CC: @flying-sheep as he is currently implementing display machinery in the R kernel

Carreau commented 9 years ago

from the doc :

No frontends directly handle data_pub messages at this time. It is currently only used by the client/engines in IPython.parallel, where engines may publish data to the Client, of which the Client can then publish representations via display_data to various frontends.

So aren't you searching for publish_display_data ?

Carreau commented 9 years ago

(more precisely ipython_kernel/zmqshell.py:ZMQDisplayPublisher.publish)

jankatins commented 9 years ago

No, display_data sends a representation of the data (e.g. string for a list (-> repr([...]) for a list), but I want the raw list, not a string representation -> As far as I understand the message spec, knitpy would be a new frontend, which does want to handle the `data_pub' message directly.

My problem is that the message spec does not mention what are the expected "serialization" methods and how to handle it if other kernels do not understand "pickle" (i.e. what should the R kernel implement?) :-)

minrk commented 9 years ago

raw data publication is only for language-native data (e.g. pickled Python objects).

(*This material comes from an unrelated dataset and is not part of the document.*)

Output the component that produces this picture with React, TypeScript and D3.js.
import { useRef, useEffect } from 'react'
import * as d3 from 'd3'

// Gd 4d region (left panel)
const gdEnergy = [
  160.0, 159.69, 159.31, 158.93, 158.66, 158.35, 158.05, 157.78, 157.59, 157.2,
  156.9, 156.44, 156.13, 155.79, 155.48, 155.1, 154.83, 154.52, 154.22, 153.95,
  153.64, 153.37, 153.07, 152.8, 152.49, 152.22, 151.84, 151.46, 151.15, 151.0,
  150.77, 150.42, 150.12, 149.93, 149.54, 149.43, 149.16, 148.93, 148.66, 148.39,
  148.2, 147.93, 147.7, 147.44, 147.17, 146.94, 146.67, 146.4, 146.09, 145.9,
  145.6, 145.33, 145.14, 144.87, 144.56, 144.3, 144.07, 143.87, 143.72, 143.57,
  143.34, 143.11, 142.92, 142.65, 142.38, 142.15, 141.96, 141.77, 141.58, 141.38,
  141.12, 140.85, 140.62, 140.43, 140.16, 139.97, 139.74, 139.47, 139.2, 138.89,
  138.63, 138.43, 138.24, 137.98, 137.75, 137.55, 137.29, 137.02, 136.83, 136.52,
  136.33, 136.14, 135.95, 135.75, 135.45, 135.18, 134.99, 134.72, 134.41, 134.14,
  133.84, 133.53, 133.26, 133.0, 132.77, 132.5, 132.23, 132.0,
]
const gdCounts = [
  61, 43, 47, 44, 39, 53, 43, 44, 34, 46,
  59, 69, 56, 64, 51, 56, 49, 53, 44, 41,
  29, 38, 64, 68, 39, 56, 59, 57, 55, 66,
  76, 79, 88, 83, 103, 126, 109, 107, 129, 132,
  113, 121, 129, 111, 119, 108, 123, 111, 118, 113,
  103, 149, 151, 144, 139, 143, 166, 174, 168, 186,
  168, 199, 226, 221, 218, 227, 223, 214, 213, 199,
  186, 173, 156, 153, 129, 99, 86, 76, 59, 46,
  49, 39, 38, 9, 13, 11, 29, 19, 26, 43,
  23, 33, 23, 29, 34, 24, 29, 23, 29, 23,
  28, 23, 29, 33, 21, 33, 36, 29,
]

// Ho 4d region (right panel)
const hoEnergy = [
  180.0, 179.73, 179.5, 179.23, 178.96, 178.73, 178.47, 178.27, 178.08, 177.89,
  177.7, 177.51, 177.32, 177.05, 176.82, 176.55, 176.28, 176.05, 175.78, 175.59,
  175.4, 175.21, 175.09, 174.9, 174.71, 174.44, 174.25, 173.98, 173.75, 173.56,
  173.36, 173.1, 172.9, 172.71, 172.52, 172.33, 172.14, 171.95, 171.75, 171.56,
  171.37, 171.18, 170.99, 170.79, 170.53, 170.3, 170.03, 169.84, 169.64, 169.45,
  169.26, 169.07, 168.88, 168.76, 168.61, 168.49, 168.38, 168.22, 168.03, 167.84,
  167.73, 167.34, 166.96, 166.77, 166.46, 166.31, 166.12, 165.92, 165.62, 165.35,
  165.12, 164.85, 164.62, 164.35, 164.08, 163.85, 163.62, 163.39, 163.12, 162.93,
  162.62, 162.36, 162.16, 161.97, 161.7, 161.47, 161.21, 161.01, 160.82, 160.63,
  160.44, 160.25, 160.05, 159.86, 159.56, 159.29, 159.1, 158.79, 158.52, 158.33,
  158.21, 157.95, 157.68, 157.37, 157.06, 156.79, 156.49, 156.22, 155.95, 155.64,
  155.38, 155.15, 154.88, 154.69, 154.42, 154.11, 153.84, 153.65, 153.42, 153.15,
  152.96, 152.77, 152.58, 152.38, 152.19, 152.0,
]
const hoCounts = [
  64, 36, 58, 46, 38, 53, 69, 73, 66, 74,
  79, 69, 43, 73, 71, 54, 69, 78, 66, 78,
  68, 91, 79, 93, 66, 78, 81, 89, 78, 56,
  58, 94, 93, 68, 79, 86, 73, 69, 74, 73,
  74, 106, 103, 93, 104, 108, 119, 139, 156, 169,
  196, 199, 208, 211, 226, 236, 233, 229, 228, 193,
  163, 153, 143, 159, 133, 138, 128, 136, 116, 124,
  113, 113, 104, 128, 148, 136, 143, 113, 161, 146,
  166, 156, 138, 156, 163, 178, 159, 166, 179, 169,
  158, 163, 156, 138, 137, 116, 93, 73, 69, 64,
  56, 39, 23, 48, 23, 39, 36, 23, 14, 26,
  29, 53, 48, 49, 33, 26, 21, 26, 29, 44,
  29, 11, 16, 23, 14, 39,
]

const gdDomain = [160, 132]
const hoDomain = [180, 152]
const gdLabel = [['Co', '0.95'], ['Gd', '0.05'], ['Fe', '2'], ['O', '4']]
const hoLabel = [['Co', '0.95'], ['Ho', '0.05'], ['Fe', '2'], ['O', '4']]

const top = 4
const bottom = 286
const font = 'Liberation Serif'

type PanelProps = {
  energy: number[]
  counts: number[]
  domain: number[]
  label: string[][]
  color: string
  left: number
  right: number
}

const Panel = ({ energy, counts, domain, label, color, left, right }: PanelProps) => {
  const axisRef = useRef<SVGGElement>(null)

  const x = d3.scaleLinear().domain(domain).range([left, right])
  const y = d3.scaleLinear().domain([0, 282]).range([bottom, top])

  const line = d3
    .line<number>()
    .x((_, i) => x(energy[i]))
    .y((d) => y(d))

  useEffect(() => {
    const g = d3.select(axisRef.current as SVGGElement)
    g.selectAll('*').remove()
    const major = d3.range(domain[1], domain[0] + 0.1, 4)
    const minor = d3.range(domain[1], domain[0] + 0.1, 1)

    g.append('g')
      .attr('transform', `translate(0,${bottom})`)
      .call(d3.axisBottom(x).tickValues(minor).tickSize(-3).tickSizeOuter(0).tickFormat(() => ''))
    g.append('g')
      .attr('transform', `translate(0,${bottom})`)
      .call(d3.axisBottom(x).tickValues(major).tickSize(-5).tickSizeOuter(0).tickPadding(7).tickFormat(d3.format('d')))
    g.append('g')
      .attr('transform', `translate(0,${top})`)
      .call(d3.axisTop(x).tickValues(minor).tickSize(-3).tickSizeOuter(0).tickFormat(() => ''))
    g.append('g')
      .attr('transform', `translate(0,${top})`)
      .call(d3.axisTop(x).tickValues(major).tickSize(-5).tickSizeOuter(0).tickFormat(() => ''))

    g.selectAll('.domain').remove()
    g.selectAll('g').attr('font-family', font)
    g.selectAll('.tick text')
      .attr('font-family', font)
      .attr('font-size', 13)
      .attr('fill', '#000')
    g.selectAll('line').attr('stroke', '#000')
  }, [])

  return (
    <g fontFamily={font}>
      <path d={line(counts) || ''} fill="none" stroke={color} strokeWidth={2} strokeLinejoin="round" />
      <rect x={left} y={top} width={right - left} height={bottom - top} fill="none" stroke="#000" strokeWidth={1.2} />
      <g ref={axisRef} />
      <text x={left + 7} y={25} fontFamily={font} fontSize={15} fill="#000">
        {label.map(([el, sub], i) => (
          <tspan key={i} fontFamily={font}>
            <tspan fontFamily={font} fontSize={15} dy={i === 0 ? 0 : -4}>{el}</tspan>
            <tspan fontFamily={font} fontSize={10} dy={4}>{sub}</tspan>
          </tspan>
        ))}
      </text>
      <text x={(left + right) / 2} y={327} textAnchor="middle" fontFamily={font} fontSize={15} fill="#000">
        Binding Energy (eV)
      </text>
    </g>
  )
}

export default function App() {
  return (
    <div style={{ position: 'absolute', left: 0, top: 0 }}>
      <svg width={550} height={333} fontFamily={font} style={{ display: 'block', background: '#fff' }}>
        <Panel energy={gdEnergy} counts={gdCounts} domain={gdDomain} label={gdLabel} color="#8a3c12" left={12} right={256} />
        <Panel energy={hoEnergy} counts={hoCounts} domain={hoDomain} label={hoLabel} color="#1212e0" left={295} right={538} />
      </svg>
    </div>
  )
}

It is only relevant for the R kernel to implement this message if you are also writing a native R client library that wants to receive native data.

jankatins commented 9 years ago

Ok :-(

Then how would I accomplish getting a (simple: int, float, bool, string, list of such things) object from a kernel to the frontend, over different kernels? Use a 'display_json' formatter, which sends a display_data with json mimetype?

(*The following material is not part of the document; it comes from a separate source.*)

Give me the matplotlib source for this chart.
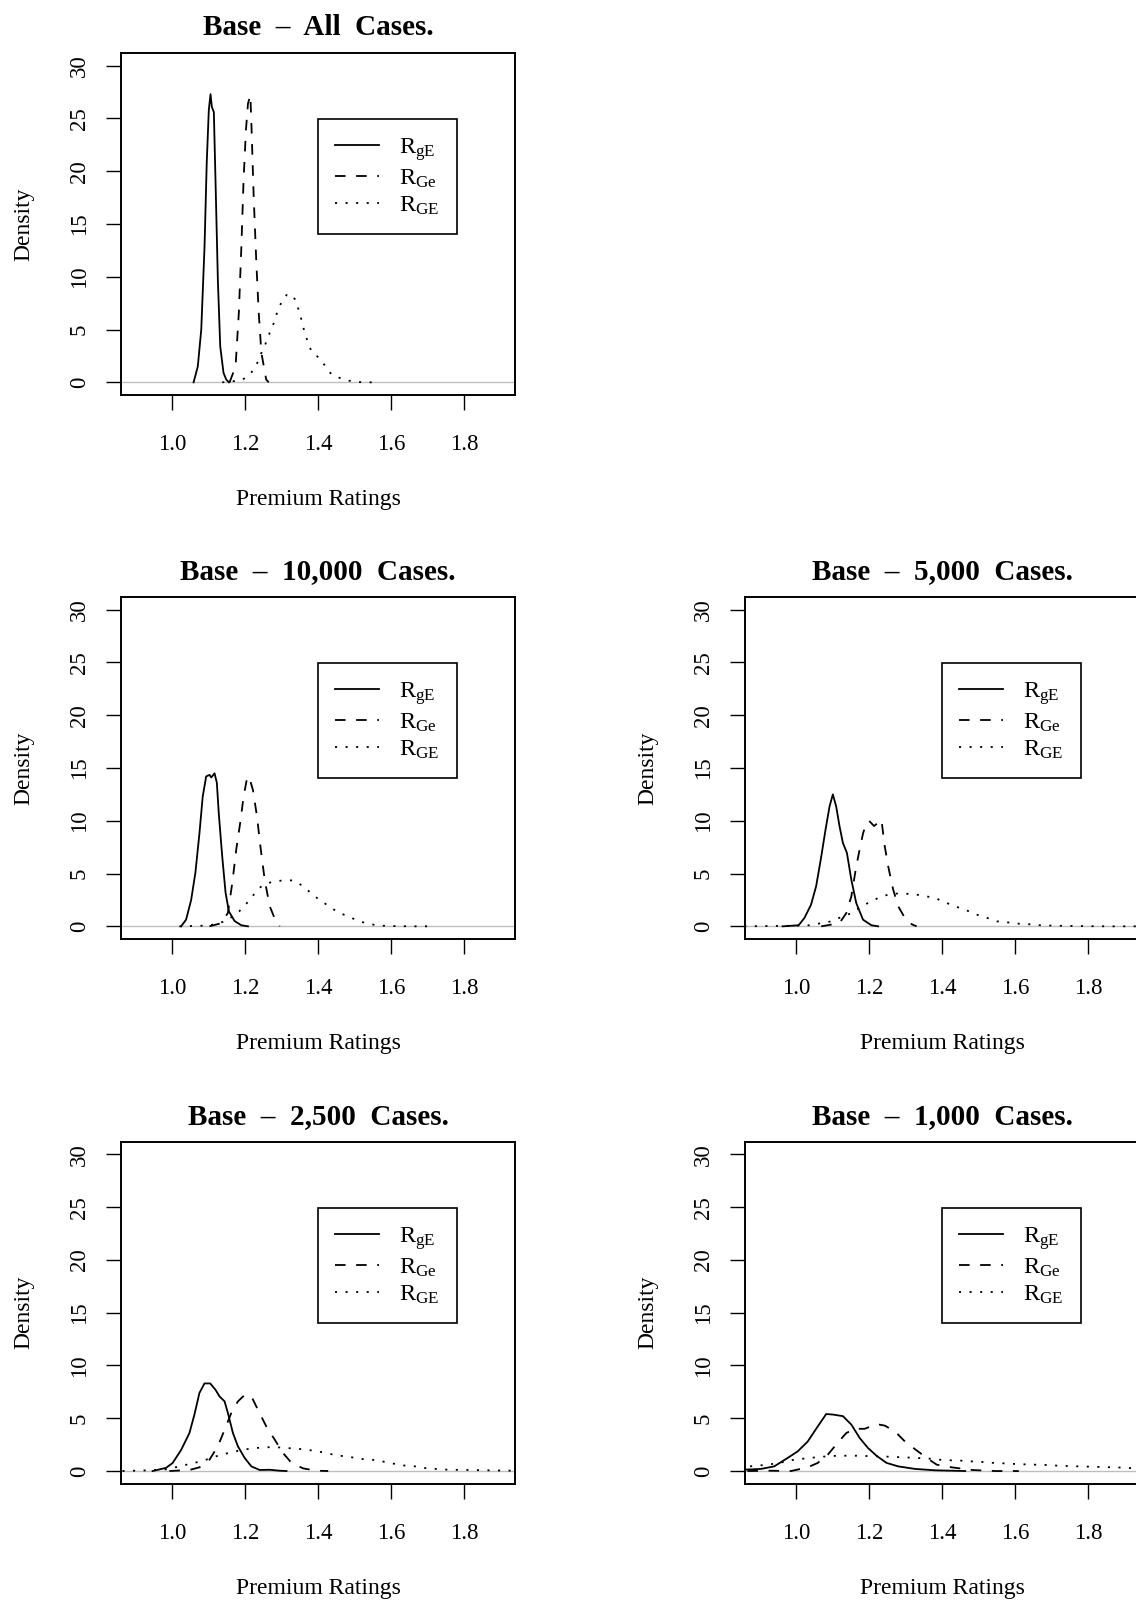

My usecase would be to do things like headline="the plot at i=" +i and get that evaluated to headline="the plot at i=5" if the kernel has a variable i=5 (I can also live with just the string, but sometimes it can be a list or an integer or ...)

minrk commented 9 years ago

yes, display_json would be appropriate for sending JSON data.

minrk commented 9 years ago

Or set up a comm, which lets you hook up whatever message structure you want.